What makes this decision particularly good is that the NCAA as currently constituted is a grotesque cartel based on greed and exploitation egregious even by the standards of the 21st century United States.
The problem with the amateurism argument, of course, is that everybody involved in college athletics except the players is allowed to make money hand over fist. As Justice Neil Gorsuch observed in his opinion, the president of the NCAA is paid nearly $4 million a year, the conference commissioners make as much as $5 million and top NCAA coaches more than $10 million.
It might be possible to defend the importance of amateur competition if university-level coaches were paid like associate professors of history at those institutions (average salary: $69,710 in 2020). It is not, however, possible to defend a system in which everybody involved is allowed to make as much money as they possibly can except for the players who are actually putting their bodies on the line to generate enormous revenues for everyone else.

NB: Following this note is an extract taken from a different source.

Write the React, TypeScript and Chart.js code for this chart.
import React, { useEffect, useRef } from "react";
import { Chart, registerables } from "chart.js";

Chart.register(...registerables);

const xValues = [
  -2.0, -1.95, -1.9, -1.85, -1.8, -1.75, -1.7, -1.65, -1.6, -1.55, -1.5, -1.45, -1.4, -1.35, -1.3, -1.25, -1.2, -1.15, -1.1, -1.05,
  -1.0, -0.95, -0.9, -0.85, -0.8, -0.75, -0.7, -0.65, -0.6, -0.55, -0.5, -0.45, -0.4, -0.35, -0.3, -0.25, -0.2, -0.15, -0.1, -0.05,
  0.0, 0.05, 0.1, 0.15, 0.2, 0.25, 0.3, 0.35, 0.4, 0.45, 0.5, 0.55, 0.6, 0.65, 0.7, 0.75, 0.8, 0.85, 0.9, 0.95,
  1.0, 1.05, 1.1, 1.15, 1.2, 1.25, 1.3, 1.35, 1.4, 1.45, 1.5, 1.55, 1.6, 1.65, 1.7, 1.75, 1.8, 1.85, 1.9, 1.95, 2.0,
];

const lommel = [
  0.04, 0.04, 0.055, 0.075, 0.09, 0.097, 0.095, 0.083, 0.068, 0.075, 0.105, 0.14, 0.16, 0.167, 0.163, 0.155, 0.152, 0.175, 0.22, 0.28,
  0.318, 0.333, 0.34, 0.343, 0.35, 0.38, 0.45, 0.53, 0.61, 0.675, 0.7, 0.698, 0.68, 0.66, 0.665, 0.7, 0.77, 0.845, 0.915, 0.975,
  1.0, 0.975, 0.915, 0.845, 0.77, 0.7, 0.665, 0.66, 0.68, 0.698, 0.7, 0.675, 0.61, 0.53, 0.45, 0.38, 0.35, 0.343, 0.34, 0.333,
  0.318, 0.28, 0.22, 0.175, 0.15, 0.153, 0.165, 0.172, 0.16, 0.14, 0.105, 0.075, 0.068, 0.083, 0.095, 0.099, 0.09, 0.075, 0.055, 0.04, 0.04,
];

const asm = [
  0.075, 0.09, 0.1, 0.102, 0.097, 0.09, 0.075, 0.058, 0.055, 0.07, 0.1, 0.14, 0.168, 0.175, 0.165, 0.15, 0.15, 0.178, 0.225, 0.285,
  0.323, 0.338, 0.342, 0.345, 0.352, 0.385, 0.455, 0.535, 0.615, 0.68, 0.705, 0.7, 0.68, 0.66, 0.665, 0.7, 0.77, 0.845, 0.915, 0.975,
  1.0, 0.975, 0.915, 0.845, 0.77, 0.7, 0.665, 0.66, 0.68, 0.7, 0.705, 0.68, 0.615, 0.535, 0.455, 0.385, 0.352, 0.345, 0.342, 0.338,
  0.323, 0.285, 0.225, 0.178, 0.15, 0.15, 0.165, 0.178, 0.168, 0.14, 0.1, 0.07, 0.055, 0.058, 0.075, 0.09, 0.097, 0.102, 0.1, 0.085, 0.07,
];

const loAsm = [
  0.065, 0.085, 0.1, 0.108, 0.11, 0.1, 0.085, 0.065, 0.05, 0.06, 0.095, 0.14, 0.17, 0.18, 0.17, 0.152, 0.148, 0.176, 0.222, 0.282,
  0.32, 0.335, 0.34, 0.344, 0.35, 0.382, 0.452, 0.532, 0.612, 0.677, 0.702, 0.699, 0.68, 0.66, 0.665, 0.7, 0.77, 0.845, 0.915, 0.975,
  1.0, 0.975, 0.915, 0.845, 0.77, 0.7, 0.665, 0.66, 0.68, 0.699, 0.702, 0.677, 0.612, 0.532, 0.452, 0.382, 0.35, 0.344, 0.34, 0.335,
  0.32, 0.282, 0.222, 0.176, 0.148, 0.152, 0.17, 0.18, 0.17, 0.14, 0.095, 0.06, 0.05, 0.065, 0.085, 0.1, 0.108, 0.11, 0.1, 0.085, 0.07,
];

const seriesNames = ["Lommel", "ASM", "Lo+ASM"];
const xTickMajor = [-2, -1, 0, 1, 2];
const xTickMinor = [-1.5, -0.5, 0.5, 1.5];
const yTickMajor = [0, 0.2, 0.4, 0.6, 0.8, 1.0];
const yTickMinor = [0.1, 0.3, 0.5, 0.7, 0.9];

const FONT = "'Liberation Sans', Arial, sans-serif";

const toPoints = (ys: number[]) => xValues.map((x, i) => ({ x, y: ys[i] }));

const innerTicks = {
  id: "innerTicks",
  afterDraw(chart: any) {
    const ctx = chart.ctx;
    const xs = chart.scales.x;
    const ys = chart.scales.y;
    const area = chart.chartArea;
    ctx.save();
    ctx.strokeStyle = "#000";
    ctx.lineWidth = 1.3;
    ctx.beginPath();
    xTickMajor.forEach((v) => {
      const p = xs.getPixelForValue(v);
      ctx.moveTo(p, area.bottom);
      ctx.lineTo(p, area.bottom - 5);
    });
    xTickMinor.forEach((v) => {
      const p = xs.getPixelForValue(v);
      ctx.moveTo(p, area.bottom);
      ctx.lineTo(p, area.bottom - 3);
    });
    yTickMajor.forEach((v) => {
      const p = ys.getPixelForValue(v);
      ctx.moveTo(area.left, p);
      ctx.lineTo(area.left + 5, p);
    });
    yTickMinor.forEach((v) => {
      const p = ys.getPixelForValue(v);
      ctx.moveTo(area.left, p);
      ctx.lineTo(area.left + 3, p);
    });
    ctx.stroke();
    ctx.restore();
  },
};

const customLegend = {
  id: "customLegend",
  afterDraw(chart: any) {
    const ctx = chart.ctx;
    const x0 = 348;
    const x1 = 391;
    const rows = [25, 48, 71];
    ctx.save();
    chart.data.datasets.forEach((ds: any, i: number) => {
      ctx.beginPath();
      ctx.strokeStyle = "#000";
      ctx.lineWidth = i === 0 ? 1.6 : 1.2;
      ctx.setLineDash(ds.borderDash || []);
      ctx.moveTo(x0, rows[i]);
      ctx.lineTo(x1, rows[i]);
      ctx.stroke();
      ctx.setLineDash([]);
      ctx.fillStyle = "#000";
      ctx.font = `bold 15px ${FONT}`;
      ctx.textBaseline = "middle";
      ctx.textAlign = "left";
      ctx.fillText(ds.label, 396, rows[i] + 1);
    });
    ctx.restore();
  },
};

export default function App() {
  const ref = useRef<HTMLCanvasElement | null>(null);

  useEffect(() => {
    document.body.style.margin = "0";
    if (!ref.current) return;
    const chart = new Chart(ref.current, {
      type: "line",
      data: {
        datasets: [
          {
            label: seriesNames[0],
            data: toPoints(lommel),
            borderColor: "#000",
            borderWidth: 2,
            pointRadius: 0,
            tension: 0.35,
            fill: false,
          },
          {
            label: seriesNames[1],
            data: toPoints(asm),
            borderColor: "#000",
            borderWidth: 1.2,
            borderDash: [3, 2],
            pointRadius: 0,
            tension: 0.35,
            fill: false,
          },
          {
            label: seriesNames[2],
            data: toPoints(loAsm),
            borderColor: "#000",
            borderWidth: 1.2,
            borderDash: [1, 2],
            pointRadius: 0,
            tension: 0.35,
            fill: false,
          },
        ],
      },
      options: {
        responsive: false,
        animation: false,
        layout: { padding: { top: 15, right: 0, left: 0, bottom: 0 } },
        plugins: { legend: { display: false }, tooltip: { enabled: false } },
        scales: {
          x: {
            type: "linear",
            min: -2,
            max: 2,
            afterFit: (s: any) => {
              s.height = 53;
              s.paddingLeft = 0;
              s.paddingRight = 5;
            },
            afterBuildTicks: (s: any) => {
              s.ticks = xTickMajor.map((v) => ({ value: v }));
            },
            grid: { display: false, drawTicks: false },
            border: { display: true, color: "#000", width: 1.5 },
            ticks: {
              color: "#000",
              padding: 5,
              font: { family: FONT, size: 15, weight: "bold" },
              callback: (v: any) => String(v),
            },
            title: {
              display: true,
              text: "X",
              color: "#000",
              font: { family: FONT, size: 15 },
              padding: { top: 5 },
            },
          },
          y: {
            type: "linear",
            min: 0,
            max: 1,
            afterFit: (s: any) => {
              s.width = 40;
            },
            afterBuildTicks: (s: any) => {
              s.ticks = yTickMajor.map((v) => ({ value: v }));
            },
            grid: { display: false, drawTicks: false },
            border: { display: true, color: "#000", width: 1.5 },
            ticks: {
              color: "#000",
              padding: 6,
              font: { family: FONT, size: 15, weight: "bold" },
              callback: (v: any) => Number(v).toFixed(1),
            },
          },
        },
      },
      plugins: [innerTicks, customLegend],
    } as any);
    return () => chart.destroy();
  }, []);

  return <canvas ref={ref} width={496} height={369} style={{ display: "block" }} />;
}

The court’s ruling against the NCAA’s ban on paying educational expenses will give teams some leeway to increase how they can make their players somewhat more whole for the benefits they provide the university, but whatever they offer will remain far below market levels for big-revenue sports — and the NCAA is likely to try to define education-related expenses narrowly.
Still, Kavanaugh’s concurrence not only invites players to launch a broader challenge to the NCAA’s limits on player compensation, but it also suggests that the players would have a very strong case (and thereby essentially gives them one).

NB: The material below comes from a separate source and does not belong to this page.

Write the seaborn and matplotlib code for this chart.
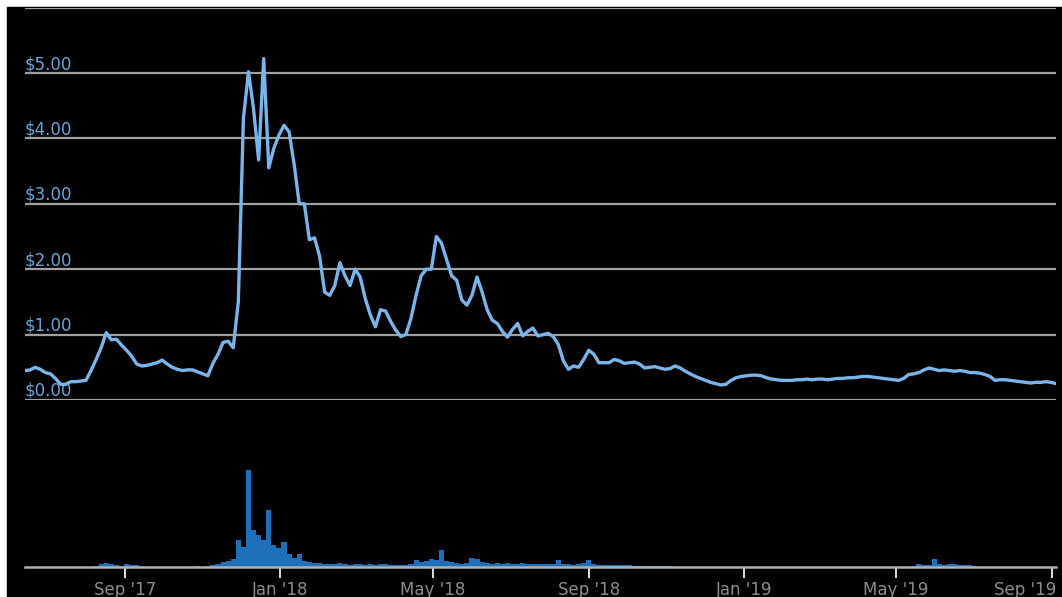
import numpy as np
import pandas as pd
import matplotlib
matplotlib.use('Agg')
import matplotlib.pyplot as plt
import matplotlib.dates as mdates
import matplotlib.transforms as mtransforms
from matplotlib.patches import Rectangle
import seaborn as sns

# === Data (4-day sampling) ===
START_DATE = '2017-06-14'
STEP = '4D'

price = [
    0.45, 0.46, 0.50, 0.47, 0.42, 0.40, 0.33, 0.24, 0.24, 0.28,
    0.28, 0.29, 0.30, 0.45, 0.62, 0.80, 1.03, 0.92, 0.93, 0.84,
    0.76, 0.67, 0.55, 0.52, 0.53, 0.55, 0.57, 0.61, 0.55, 0.50,
    0.47, 0.45, 0.46, 0.46, 0.43, 0.40, 0.37, 0.56, 0.70, 0.88,
    0.90, 0.80, 1.50, 4.30, 5.02, 4.45, 3.67, 5.22, 3.55, 3.85,
    4.05, 4.20, 4.10, 3.60, 3.00, 3.00, 2.45, 2.48, 2.20, 1.65,
    1.60, 1.75, 2.10, 1.90, 1.75, 2.00, 1.88, 1.55, 1.30, 1.12,
    1.38, 1.36, 1.20, 1.07, 0.97, 1.00, 1.25, 1.60, 1.90, 2.00,
    2.00, 2.50, 2.40, 2.15, 1.90, 1.83, 1.53, 1.45, 1.60, 1.88,
    1.65, 1.38, 1.22, 1.17, 1.05, 0.96, 1.08, 1.17, 0.98, 1.05,
    1.10, 0.98, 1.00, 1.02, 0.97, 0.85, 0.60, 0.47, 0.52, 0.50,
    0.62, 0.76, 0.70, 0.57, 0.57, 0.57, 0.62, 0.60, 0.56, 0.57,
    0.58, 0.55, 0.49, 0.50, 0.51, 0.49, 0.47, 0.48, 0.52, 0.49,
    0.44, 0.40, 0.36, 0.33, 0.30, 0.27, 0.25, 0.23, 0.24, 0.30,
    0.34, 0.36, 0.37, 0.38, 0.38, 0.37, 0.34, 0.32, 0.31, 0.30,
    0.30, 0.30, 0.31, 0.31, 0.32, 0.31, 0.32, 0.32, 0.31, 0.32,
    0.33, 0.33, 0.34, 0.34, 0.35, 0.36, 0.36, 0.35, 0.34, 0.33,
    0.32, 0.31, 0.30, 0.33, 0.39, 0.40, 0.42, 0.46, 0.49, 0.47,
    0.45, 0.46, 0.45, 0.44, 0.45, 0.44, 0.42, 0.42, 0.41, 0.39,
    0.36, 0.30, 0.31, 0.31, 0.30, 0.29, 0.28, 0.27, 0.26, 0.27,
    0.27, 0.28, 0.27, 0.25,
]

volume = [
    0, 0, 0, 0, 0, 0, 0, 0, 0, 0,
    0, 0, 0.3, 0.5, 1, 3, 4, 3, 2, 1.5,
    3, 2.5, 2, 1.5, 0.5, 0.2, 0.2, 0.2, 0.2, 0.2,
    0.2, 0.2, 0.2, 0.2, 0.8, 0.3, 1, 2.5, 3, 5,
    6, 8, 27, 20, 97, 37, 32, 27, 57, 22,
    19, 25, 13, 9, 13, 6, 5, 4, 4, 3,
    3, 3, 4, 3, 2, 3, 3, 2, 3, 2,
    3, 3, 2, 2, 2, 2, 3, 7, 5, 6,
    8, 7, 17, 6, 5, 4, 3, 4, 9, 8,
    5, 4, 3, 4, 3, 4, 3, 3, 4, 3,
    3, 3, 3, 3, 3, 7, 3, 3, 2, 3,
    4, 7, 3, 2, 2, 2, 2, 2, 2, 2,
    1, 1, 1, 1, 1, 1, 1, 1, 0.3, 0.3,
    0.3, 0.3, 0.3, 0.3, 0.3, 0.3, 0.3, 0.3, 0.3, 0.3,
    0.3, 0.3, 0.3, 0.3, 0.3, 0.3, 0.3, 0.3, 0.3, 0.3,
    0.3, 0.3, 0.3, 0.3, 0.3, 0.3, 0.3, 0.3, 0.3, 0.3,
    0.3, 0.3, 0.3, 0.3, 0.3, 0.3, 0.3, 0.3, 0.3, 0.3,
    0.3, 0.5, 0.3, 0.3, 0.5, 1, 3, 2, 2.5, 8,
    3, 2.5, 3, 3, 2.5, 2, 2, 1, 0.2, 0.2,
    0.2, 0.2, 0.2, 0.2, 0.2, 0.2, 0.2, 0.2, 0.2, 0.2,
    0.2, 0.2, 0.2, 0.2,
]

price_ticks = [0, 1, 2, 3, 4, 5, 6]
price_labels = ['$0.00', '$1.00', '$2.00', '$3.00', '$4.00', '$5.00', '']

dates = pd.date_range(START_DATE, periods=len(price), freq=STEP)
df = pd.DataFrame({'date': dates, 'price': price, 'volume': volume})

# === Style ===
sns.set_theme(style='dark', rc={
    'axes.facecolor': 'black',
    'figure.facecolor': 'white',
})
plt.rcParams['font.family'] = ['DejaVu Sans']

W, H = 1062, 597
fig = plt.figure(figsize=(W / 100, H / 100), dpi=100)
fig.add_artist(Rectangle((7 / W, 0), 1 - 7 / W, (H - 7) / H,
                         transform=fig.transFigure, color='black', zorder=-10))

x0, x1 = 25 / W, 1056 / W
ax = fig.add_axes([x0, (H - 400) / H, x1 - x0, (400 - 7.6) / H])
axv = fig.add_axes([x0, (H - 567) / H, x1 - x0, 107 / H], sharex=ax)

xlim = (pd.Timestamp('2017-06-14'), pd.Timestamp('2019-09-04'))

# === Price line ===
sns.lineplot(data=df, x='date', y='price', ax=ax, color='#79b4ea', linewidth=2.4)
ax.set_ylim(0, 6)
ax.set_xlim(xlim)
ax.set_yticks(price_ticks)
ax.set_yticklabels([l.replace('$', r'\$') for l in price_labels])
ax.tick_params(axis='y', length=0, pad=0, labelsize=12, labelcolor='#6aa5d6')
for lbl in ax.get_yticklabels():
    lbl.set_ha('left')
    lbl.set_va('bottom')
ax.tick_params(axis='x', bottom=False, labelbottom=False)
ax.yaxis.grid(True, color='#a0a0a0', linewidth=1.6)
ax.xaxis.grid(False)
ax.set_xlabel('')
ax.set_ylabel('')
for s in ax.spines.values():
    s.set_visible(False)
ax.set_facecolor('none')

# === Volume bars ===
axv.bar(df['date'], df['volume'], width=4.0, color='#1f70ba', linewidth=0)
axv.set_ylim(0, 107)
axv.set_xlim(xlim)
axv.set_yticks([])
axv.set_facecolor('none')
for s in ['top', 'left', 'right']:
    axv.spines[s].set_visible(False)
axv.spines['bottom'].set_color('#b0b0b0')
axv.spines['bottom'].set_linewidth(1.8)
axv.xaxis.set_major_locator(mdates.MonthLocator(bymonth=[1, 5, 9]))
axv.xaxis.set_major_formatter(mdates.DateFormatter("%b '%y"))
axv.tick_params(axis='x', bottom=True, length=8, width=1.5, color='#d8d8d8',
                pad=2, labelsize=12, labelcolor='#8c8c8c')
axv.grid(False)

# last label sits flush to the right edge, like the reference
fig.canvas.draw()
last = axv.get_xticklabels()[-1]
last.set_ha('right')
last.set_transform(last.get_transform() +
                   mtransforms.ScaledTranslation(4 / 100, 0, fig.dpi_scale_trans))

fig.savefig('out.png', dpi=100, facecolor='white')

As Kavanaugh writes, the idea that college sports are defined by amateurism – that is, by not allowing players to be compensated – is “circular and unpersuasive,” not to mention self-serving. While the NCAA “couches its arguments for not paying student athletes in innocuous labels,” the brutal truth is that “[t]he NCAA’s business model would be flatly illegal in almost any other industry in America.”
It seems clear that the “amateur” system in anything like its current form is doomed.
And the NCAA appears to see the writing on the wall for its rules and regulations.
One of the most obviously indefensible limits in the NCAA’s “amateurism” racket has always been forbidding players from profiting from their celebrity in any way (though their universities have always done so). These rules single out athletes for unique burdens not imposed on any other students: A music student can perform a paying concert, a journalism student is allowed to sell a story, and a computer science student can be part of a tech start-up. So why shouldn’t a basketball player be able to sell autographs to willing fans?
Kavanaugh’s concurrence invited states to legislate to protect the rights of the players; multiple states already have laws about to go into effect that would allow players to be compensated for personal appearances and endorsements. In response, NCAA President Mark Emmert began urging NCAA schools just last weekend to agree to permit some form of third-party compensation — seemingly to pre-empt further legislative and judicial action against the association.
As this rare bipartisan coalition against the NCAA’s exploitation of its athletes inevitably gains steam, it seems clear that the “amateur” system in anything like its current form is doomed. The court’s opinion combined with Kavanaugh’s concurrence gives the players substantial leverage in any coming legal battle or negotiation with the NCAA. The best-case scenario for the NCAA now is to make a deal with student-athletes that allows those players to get something like a fair share of the huge revenues generated by their labor, rather than waiting for the courts to intervene and hoping it won’t be worse.